I feel like I can directly observe the collective consciousness bubbling to the surface on my news feed. I travel a lot and I’ve lived in many places. As a result I have Facebook friends from all over the world. It’s so striking to me sometimes when I see my friends in Peru posting the same sentiments as my friends in Holland as my friends in Texas and Oregon and Canada and Australia. None of these people know each other, it’s just that we are all subject to the same psychic ripple-effect and we now have a tool to express and notice it.

I recently finished The Book on the Taboo Against Knowing Who You Are by Alan Watts and very shortly after, my boyfriend mentioned he has been listening to Alan Watts lectures (he did not know what I was reading) and a Facebook friend posted this lecture from Alan Watts. This could be one of those creepy things where Facebook knows everything we are reading/doing/thinking and feeds this data into an algorithm that will show us things we are likely to click on, but I also think this is just the way the universe works. You learn a new word and then you start hearing it everywhere. Once some underpinning truth is revealed to you, you suddenly start noticing it everywhere.
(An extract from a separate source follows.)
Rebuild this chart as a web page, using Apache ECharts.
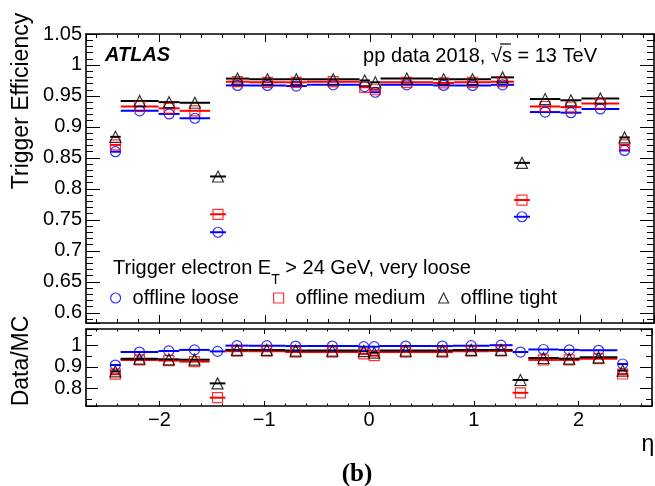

Anyway, I’ve been thinking about Alan Watts’ idea in the lecture above of our presence in these bodies as being analogous to music. I hear these analogies from the kinds of spiritual people I like listening to all the time. We are one giant symphony. I believe that this is the true nature of consciousness: it’s some giant vibrational energy that exists outside of our bodies. Our material bodies are like antennas for consciousness. Consciousness is the spirit, the ghost, the energy, the life force that animates each one of us. It’s the vast cosmic one-ness that we are all part of. It existed before us and it will continue to exist after us. At our best, we are vibrating along and finding subtle melodies to harmonize with. At our worst, we are out of key, out of time, out of synch with the one-ness.

For me, the best way I’ve found to ride the vibration is to learn and engage with complex ideas. This is when I feel like I’m harmonizing with the universe and playing to my true potential. This is what I want from this blog, an engagement with the world of ideas. I want to create, and publish, develop my communication skills and be open and vulnerable with my intellectual labor. I write in my journal all the time, but what good is creation if you don’t share it? I’ve had a blog before with a similar spirit, but I feel limited by my previous blog and I want to start again.

Why Cave Paintings? I love that ancient humanity found a channel to communicate with us, their distant ancestors, through markings left behind. We can’t know what they meant or what their intentions were when they made these markings. Like all communication, we can only take from it the pieces that resonate with us. The best creators are able to strike a deep chord that resonates with many people. But no matter the medium, be it music or blogs or cave paintings, we never know exactly what someone means, we only know how we interpret their creation. I like to think of my unintelligible scribblings on the internet or elsewhere as cave paintings for whoever takes the time to stop by and interpret them. I’ll end this one here. Thanks for reading this far.